# Problem to solve:
Everything from the line containing "Generate a Python" through the line containing "ticks_y = [0, 20, 40, 60, 80, 100]" must be quoted exactly; everything else is left out.

# Source records:
####################
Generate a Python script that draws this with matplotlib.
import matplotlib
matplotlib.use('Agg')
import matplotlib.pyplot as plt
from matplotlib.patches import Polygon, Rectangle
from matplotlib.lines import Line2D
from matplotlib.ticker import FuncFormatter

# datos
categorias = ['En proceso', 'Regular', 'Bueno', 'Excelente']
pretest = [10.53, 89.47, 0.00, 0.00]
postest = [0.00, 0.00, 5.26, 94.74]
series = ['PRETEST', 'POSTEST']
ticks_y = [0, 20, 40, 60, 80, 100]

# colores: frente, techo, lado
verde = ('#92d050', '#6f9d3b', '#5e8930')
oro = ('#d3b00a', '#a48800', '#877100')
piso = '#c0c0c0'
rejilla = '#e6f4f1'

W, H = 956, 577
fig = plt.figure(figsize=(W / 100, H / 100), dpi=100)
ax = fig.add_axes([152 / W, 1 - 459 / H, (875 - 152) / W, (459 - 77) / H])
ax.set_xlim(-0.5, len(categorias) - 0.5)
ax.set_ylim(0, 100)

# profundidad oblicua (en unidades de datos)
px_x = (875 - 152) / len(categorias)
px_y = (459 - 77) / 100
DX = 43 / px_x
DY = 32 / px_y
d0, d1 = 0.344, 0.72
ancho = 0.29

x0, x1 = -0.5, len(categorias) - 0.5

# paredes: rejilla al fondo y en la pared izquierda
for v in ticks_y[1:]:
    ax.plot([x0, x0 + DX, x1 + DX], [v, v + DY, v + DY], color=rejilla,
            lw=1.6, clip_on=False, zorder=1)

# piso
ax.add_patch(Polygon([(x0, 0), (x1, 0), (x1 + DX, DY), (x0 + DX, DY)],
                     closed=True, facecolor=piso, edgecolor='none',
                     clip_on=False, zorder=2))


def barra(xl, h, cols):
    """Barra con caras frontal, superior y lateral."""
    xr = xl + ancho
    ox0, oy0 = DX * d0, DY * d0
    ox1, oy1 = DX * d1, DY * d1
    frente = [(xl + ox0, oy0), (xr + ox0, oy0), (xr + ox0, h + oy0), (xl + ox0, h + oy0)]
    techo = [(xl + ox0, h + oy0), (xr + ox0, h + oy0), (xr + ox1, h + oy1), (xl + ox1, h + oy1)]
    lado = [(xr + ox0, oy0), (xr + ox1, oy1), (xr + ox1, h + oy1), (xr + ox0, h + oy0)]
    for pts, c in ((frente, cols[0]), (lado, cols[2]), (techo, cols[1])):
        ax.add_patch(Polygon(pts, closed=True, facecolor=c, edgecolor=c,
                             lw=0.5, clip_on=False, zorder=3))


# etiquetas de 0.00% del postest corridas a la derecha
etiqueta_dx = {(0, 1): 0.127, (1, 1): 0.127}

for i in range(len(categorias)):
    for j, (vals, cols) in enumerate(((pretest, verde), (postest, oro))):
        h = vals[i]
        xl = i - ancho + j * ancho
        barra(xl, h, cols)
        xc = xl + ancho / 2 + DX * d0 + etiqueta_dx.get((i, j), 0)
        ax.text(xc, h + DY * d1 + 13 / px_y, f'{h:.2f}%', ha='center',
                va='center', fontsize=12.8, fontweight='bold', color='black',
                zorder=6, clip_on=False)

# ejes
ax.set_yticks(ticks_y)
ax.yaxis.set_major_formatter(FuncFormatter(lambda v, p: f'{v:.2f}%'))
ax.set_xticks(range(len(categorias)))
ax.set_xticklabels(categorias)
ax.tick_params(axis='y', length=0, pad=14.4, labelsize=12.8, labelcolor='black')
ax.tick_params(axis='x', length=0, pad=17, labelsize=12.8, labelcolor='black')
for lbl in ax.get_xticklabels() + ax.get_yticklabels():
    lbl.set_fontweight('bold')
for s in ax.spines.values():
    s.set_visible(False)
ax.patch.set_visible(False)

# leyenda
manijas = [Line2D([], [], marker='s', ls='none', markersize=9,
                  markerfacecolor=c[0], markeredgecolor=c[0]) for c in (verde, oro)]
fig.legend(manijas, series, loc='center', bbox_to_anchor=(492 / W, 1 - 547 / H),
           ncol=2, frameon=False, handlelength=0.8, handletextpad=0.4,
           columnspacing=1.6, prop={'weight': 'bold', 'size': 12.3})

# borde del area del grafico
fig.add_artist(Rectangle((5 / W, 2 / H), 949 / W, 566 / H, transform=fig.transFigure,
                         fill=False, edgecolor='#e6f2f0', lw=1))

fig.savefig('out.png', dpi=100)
####################
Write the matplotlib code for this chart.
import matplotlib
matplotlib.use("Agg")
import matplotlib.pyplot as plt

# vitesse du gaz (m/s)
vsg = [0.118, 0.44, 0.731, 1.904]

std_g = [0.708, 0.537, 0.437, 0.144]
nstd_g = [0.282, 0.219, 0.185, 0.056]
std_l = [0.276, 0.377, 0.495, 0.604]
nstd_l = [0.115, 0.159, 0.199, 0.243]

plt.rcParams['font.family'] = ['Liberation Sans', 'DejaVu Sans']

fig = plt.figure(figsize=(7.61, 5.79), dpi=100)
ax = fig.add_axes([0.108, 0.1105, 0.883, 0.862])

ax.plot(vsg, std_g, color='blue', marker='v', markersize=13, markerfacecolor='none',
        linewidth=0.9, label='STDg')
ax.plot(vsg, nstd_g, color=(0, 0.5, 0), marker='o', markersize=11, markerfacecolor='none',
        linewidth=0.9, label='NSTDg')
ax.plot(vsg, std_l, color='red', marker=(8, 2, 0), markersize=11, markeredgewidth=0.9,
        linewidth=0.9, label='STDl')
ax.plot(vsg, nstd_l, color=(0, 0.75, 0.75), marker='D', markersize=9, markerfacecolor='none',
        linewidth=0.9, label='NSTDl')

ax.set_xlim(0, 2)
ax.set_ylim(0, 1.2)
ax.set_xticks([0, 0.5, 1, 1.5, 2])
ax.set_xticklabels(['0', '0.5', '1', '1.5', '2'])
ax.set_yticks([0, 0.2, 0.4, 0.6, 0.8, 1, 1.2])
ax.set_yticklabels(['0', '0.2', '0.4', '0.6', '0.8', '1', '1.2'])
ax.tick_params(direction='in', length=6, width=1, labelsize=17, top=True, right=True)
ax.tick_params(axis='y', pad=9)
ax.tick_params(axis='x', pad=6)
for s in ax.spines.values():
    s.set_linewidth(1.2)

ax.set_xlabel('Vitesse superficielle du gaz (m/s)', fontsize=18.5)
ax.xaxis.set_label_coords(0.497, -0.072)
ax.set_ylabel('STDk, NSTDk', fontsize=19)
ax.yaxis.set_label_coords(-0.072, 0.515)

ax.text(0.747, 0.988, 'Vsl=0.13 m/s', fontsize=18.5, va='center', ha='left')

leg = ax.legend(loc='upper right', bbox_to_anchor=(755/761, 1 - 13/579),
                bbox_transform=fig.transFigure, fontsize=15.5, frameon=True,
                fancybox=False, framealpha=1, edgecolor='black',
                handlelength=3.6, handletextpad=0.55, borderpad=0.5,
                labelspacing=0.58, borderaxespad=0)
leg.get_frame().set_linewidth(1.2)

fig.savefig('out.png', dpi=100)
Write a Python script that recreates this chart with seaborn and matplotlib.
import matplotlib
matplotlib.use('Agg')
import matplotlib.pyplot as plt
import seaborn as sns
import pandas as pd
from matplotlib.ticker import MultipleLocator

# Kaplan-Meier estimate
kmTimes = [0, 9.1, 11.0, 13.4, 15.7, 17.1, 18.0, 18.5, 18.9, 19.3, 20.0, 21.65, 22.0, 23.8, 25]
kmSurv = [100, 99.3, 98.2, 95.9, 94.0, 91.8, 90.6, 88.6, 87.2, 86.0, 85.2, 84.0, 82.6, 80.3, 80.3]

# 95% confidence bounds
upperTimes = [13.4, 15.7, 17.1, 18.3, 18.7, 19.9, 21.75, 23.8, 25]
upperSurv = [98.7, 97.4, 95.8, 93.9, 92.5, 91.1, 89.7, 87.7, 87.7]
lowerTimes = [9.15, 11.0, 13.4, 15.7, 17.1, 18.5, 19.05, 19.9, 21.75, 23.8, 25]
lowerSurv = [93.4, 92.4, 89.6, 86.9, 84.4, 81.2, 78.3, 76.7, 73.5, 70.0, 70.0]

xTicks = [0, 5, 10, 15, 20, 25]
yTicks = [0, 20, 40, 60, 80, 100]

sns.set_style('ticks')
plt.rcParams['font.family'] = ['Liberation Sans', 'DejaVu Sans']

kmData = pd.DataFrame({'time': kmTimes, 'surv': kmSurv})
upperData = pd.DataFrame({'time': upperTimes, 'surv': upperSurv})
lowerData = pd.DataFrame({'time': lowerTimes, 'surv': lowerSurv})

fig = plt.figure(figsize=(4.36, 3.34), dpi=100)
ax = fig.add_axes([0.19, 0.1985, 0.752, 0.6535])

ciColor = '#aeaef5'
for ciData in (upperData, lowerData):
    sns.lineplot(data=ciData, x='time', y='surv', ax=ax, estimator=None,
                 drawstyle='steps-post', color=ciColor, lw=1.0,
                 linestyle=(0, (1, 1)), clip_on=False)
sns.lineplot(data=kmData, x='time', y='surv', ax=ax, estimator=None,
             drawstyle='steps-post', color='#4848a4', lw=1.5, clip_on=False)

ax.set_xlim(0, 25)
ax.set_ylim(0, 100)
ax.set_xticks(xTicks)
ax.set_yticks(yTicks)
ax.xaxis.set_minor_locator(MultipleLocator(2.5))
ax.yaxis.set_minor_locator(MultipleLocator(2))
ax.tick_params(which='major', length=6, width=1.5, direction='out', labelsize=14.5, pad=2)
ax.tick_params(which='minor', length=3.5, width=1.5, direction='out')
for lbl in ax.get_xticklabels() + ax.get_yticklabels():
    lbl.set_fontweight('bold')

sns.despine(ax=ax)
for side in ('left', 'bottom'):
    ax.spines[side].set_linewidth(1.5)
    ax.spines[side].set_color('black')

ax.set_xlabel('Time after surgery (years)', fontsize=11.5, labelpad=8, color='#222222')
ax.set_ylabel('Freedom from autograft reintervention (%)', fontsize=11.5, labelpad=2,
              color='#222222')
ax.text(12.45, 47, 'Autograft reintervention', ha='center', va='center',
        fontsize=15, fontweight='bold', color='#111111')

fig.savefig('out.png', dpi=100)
####################
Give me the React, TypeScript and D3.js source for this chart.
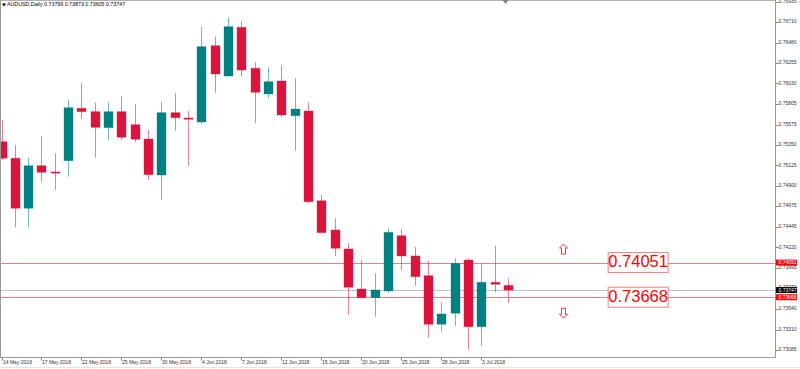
####################
# Answer to the problem:
Generate a Python script that draws this with matplotlib.
import matplotlib
matplotlib.use('Agg')
import matplotlib.pyplot as plt
from matplotlib.patches import Polygon, Rectangle
from matplotlib.lines import Line2D
from matplotlib.ticker import FuncFormatter

# datos
categorias = ['En proceso', 'Regular', 'Bueno', 'Excelente']
pretest = [10.53, 89.47, 0.00, 0.00]
postest = [0.00, 0.00, 5.26, 94.74]
series = ['PRETEST', 'POSTEST']
ticks_y = [0, 20, 40, 60, 80, 100]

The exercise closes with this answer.